----- Stored rows

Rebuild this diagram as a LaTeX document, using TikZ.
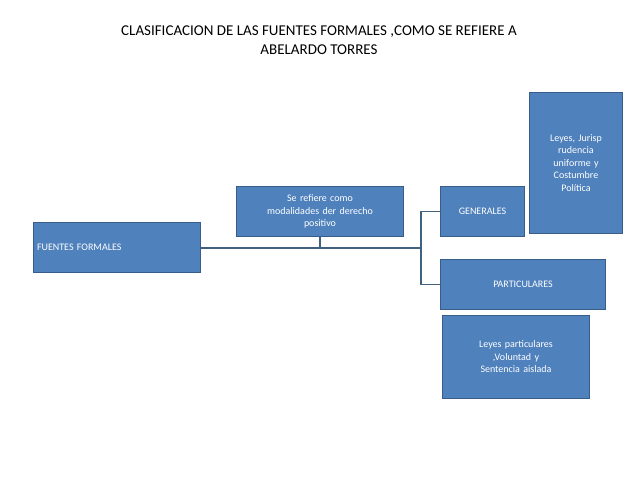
\documentclass[tikz,border=0pt]{standalone}
\usepackage{fontspec}
\setmainfont{Carlito}
\begin{document}
\begin{tikzpicture}[x=1pt,y=-1pt,
  box/.style={draw=boxline,fill=boxfill,line width=1pt,text=white,font=\fontsize{10}{12.5}\selectfont,align=center,inner sep=2pt},
  conn/.style={draw=connc,line width=1.5pt}]
\definecolor{boxfill}{HTML}{4F81BD}
\definecolor{boxline}{HTML}{385D8A}
\definecolor{connc}{HTML}{41627F}
\useasboundingbox (0,0) rectangle (638,479);
\node[font=\fontsize{15}{19}\selectfont,align=center] (title) at (319,40) {CLASIFICACION DE LAS FUENTES FORMALES ,COMO SE REFIERE A\\ABELARDO TORRES};
\node[box,minimum width=167pt,minimum height=50pt,align=left,anchor=north west,text width=160pt] (ff) at (33,222) {FUENTES FORMALES};
\node[box,minimum width=167pt,minimum height=50pt,anchor=north west,text width=160pt] (se) at (236,186) {Se refiere como\\modalidades der derecho\\positivo};
\node[box,minimum width=84pt,minimum height=50pt,anchor=north west,text width=80pt] (gen) at (440,186) {GENERALES};
\node[box,minimum width=165pt,minimum height=50pt,anchor=north west,text width=160pt] (par) at (440,259) {PARTICULARES};
\node[box,minimum width=93pt,minimum height=141pt,anchor=north west,text width=80pt] (ley) at (529,92) {Leyes, Jurisp\\rudencia\\uniforme y\\Costumbre\\Política};
\node[box,minimum width=147pt,minimum height=83pt,anchor=north west,text width=140pt] (lp) at (442,315) {Leyes particulares\\,Voluntad y\\Sentencia aislada};
\coordinate (j) at (421,248);
\draw[conn] (ff.east|-j) -- (j);
\draw[conn] (se.south) -- (se.south|-j);
\draw[conn] (gen.west) -| (j) |- (par.west);
\end{tikzpicture}
\end{document}
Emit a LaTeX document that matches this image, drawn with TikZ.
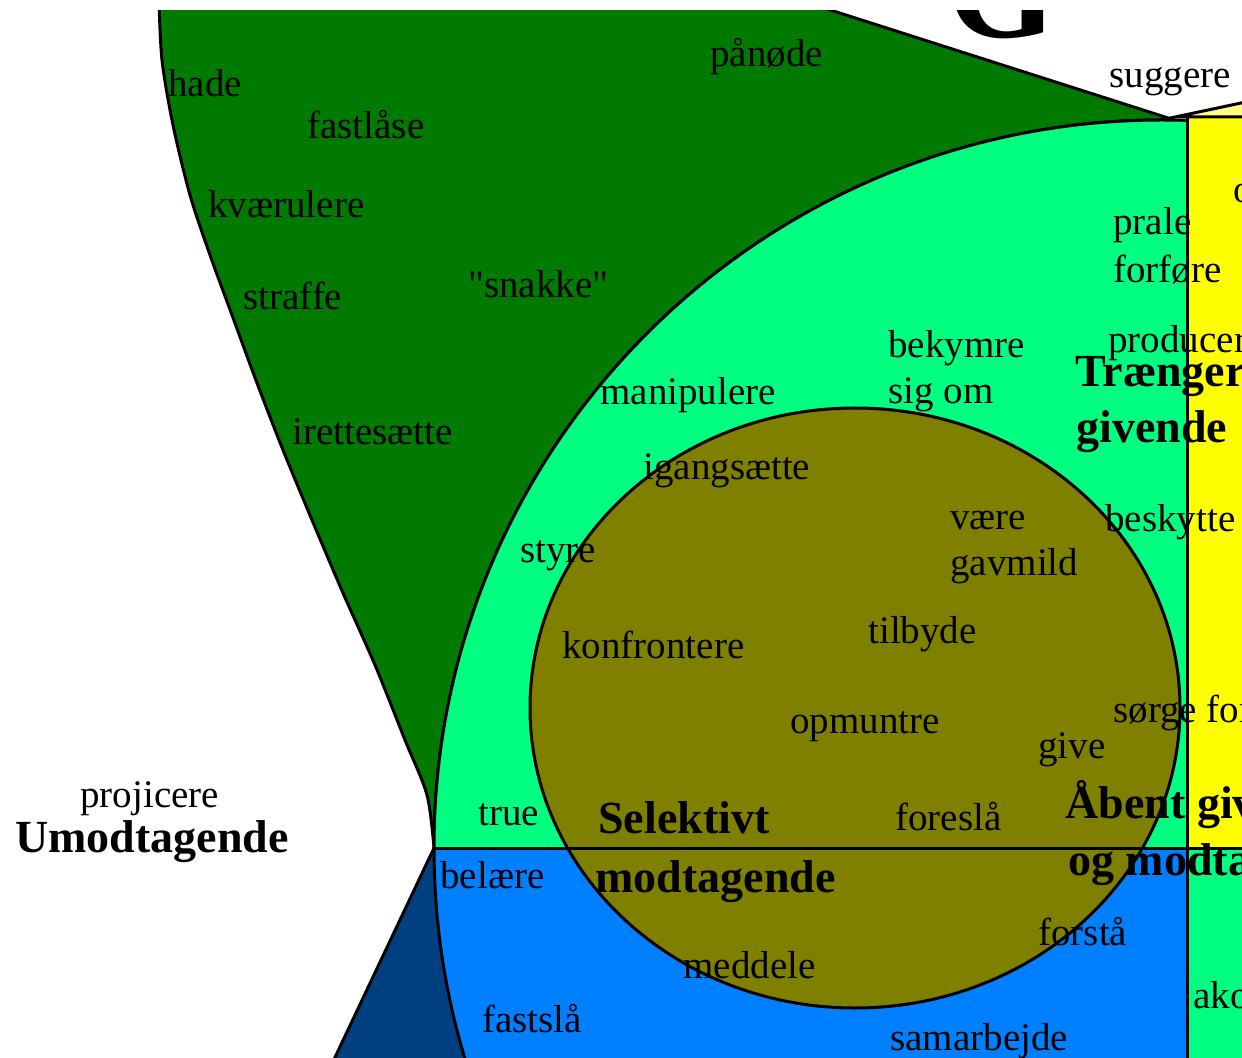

----------

Problem statement — Without including any picture, retype the entries exactly.

Solution for this exercise —
Rebuild this diagram as a LaTeX document, using TikZ.
\documentclass[tikz,border=0pt]{standalone}
\usepackage{fontspec}
\setmainfont{Carlito}
\begin{document}
\begin{tikzpicture}[x=1pt,y=-1pt,
  box/.style={draw=boxline,fill=boxfill,line width=1pt,text=white,font=\fontsize{10}{12.5}\selectfont,align=center,inner sep=2pt},
  conn/.style={draw=connc,line width=1.5pt}]
\definecolor{boxfill}{HTML}{4F81BD}
\definecolor{boxline}{HTML}{385D8A}
\definecolor{connc}{HTML}{41627F}
\useasboundingbox (0,0) rectangle (638,479);
\node[font=\fontsize{15}{19}\selectfont,align=center] (title) at (319,40) {CLASIFICACION DE LAS FUENTES FORMALES ,COMO SE REFIERE A\\ABELARDO TORRES};
\node[box,minimum width=167pt,minimum height=50pt,align=left,anchor=north west,text width=160pt] (ff) at (33,222) {FUENTES FORMALES};
\node[box,minimum width=167pt,minimum height=50pt,anchor=north west,text width=160pt] (se) at (236,186) {Se refiere como\\modalidades der derecho\\positivo};
\node[box,minimum width=84pt,minimum height=50pt,anchor=north west,text width=80pt] (gen) at (440,186) {GENERALES};
\node[box,minimum width=165pt,minimum height=50pt,anchor=north west,text width=160pt] (par) at (440,259) {PARTICULARES};
\node[box,minimum width=93pt,minimum height=141pt,anchor=north west,text width=80pt] (ley) at (529,92) {Leyes, Jurisp\\rudencia\\uniforme y\\Costumbre\\Política};
\node[box,minimum width=147pt,minimum height=83pt,anchor=north west,text width=140pt] (lp) at (442,315) {Leyes particulares\\,Voluntad y\\Sentencia aislada};
\coordinate (j) at (421,248);
\draw[conn] (ff.east|-j) -- (j);
\draw[conn] (se.south) -- (se.south|-j);
\draw[conn] (gen.west) -| (j) |- (par.west);
\end{tikzpicture}
\end{document}
Emit a LaTeX document that matches this image, drawn with TikZ.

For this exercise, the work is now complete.